Allowing Silence
As a teacher, I have had to force myself to become comfortable with something I’ve always found terrifying: silence in the classroom. It is very difficult to be comfortable with silence, and yet it is so important.
I am the kind of person who tends toward anxiety and perfectionism, which I try to keep out of my teaching. It creeps in occasionally, however, and that usually happens during class when we are discussing something challenging from a novel. I find myself lecturing at my students about these complicated concepts, rather than allowing them to grapple with these ideas themselves, thus depriving them of something important: independent thought. If I just spoon-feed them every answer, I am doing them a disservice. They are not learning how to think about literature—they’re just learning what I think about particular pieces of literature.
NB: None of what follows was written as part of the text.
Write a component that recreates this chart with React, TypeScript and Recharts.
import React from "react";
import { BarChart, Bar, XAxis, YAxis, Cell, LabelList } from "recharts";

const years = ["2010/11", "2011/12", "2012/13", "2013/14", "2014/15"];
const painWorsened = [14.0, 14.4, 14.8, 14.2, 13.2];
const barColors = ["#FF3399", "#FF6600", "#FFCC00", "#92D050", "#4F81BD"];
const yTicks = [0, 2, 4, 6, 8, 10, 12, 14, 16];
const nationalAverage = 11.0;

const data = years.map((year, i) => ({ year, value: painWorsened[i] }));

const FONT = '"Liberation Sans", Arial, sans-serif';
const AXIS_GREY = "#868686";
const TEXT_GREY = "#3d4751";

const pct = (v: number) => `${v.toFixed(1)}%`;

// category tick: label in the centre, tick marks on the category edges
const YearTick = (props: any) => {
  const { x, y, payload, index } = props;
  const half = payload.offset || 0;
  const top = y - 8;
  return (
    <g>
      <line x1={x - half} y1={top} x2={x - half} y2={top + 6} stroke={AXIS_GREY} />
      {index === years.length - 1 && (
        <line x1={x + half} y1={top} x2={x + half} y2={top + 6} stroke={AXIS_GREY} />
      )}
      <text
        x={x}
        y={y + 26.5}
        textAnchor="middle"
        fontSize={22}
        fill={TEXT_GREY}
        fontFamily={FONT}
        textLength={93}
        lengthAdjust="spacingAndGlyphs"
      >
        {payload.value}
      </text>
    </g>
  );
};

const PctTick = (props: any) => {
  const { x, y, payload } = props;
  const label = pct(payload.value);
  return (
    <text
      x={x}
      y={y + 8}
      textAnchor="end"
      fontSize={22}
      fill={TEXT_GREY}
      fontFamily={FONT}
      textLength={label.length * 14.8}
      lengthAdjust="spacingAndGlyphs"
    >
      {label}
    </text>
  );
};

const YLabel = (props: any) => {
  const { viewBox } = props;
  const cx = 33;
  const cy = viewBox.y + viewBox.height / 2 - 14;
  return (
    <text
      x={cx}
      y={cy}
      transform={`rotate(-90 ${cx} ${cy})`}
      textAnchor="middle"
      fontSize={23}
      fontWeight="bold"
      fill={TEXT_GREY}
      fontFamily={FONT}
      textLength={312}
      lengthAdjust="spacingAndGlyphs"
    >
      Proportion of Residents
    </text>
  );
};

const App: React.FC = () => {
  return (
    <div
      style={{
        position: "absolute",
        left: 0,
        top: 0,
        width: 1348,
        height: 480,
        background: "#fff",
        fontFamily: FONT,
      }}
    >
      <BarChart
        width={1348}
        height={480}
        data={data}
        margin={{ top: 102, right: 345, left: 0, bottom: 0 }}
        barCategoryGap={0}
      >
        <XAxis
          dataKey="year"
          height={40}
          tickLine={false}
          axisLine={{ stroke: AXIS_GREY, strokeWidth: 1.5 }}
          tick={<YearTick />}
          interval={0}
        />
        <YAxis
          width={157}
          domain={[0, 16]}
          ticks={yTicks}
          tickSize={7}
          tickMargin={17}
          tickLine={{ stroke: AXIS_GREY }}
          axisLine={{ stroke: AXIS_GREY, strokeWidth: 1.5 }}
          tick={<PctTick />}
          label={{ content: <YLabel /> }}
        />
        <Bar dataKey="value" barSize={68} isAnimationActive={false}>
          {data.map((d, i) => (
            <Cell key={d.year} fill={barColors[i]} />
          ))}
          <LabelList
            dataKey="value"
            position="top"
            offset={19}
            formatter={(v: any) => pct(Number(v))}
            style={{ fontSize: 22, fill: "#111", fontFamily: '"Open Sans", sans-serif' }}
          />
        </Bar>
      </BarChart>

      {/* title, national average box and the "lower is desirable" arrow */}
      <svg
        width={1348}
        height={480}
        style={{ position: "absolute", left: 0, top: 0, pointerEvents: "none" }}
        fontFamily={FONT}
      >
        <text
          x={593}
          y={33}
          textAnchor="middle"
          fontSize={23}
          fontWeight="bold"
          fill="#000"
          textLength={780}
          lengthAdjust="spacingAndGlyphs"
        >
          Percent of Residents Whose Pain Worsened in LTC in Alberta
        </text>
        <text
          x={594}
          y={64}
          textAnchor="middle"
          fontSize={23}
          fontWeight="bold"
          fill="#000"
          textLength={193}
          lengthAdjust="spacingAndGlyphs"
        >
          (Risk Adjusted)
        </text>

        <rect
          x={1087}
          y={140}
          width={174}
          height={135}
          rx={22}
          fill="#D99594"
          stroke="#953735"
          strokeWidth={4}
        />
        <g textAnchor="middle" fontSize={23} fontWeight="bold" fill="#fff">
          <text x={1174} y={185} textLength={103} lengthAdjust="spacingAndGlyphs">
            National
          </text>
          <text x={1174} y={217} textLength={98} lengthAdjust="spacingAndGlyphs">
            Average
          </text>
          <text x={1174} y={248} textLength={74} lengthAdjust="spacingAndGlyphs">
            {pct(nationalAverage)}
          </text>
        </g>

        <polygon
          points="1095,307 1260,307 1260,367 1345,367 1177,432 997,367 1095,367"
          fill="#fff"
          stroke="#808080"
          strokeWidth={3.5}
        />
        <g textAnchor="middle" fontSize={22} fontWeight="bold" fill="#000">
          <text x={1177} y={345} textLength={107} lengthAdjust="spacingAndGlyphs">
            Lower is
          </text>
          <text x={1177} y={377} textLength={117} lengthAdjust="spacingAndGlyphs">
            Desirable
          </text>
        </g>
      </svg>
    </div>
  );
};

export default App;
Recently, when reading The Secret Garden with my 5th grade students, I consciously held myself back from lecturing when reading a challenging chapter. There is a chapter in the book called “The Magic,” wherein one of the main characters gives a speech to his friends about how there is a force working within him and within the garden—he doesn’t know what it is called, so he calls it “the Magic.” He proceeds to chant over and over, “The Magic is in me.” The Magic to which he is referring is life. This character has been barely living his ten-year-long life, bed-ridden with ailments he has given himself by throwing too many tantrums. He feels life coming back into himself as he cultivates life in his secret garden.
I wanted to illustrate this important idea to my students. I looked out at them, ready to launch into a lengthy explanation of “the Magic,” but stopped myself short. Instead, I asked, “What is ‘the Magic?’” Several students answered incorrectly. They said things like “self-confidence,” “the power of nature,” and “friendship.” It was important that I allow these incorrect answers. In my first days as a teacher, they would have made me feel like a failure. I would have thought, “I’m not doing a good job. They should know the answer and the fact that they don’t makes me a bad teacher,” and then I would have begun to lecture and explain. This time I allowed them to be wrong.
I allowed these answers into our discussion, and rather than explain and jabber about what the actual answer was, I just said, “These things are related to the Magic, but they are not the Magic itself. What is the Magic?” You could hear a pin drop in my classroom it was so quiet.
Eventually, a student raised his hand. I called on him. He said confidently, “It’s life.”
Again, I felt the urge to agree and then elaborate for him. Again, I stopped myself. I said, “Yes. Exactly. Go on.”
My student continued and said, “Colin feels like he is coming back to life with the garden. He wasn’t really living before, and now he is.”
Very quickly, this turned into a lively subject of discussion. Other students eagerly raised their hands to add on to what this student said, and to connect it to other parts of the book. It was a fabulous discussion, and it would not have happened if I had jabbered the answer at them rather than allow them to figure it out.
Silence allows a student the space he or she needs to think about something and come to a conclusion. I often forget that I am older and more experienced with studying literature than they are, so what comes immediately to me will sometimes take a minute with them… And that minute is invaluable. That minute allows them to gain some of the experience I have with thinking about literature, and to learn better how to study the subject. If I just tell my students the answers, they’re not learning a thought process or a field of study—they’re just learning what I think about The Secret Garden, which won’t serve them nearly as well.
I also tend to forget that I teach really good books—which means that they do a pretty good job on their own of telling my students what they’re about. While lecturing certainly has an important place in the classroom, it is vitally important that a teacher of literature allow the books to do their job without interference. I must allow my students the time and space to think, without permitting my perfectionism to interrupt them with corrections.
My students have taught me a valuable lesson over the past couple of years: sometimes it’s better to just be quiet.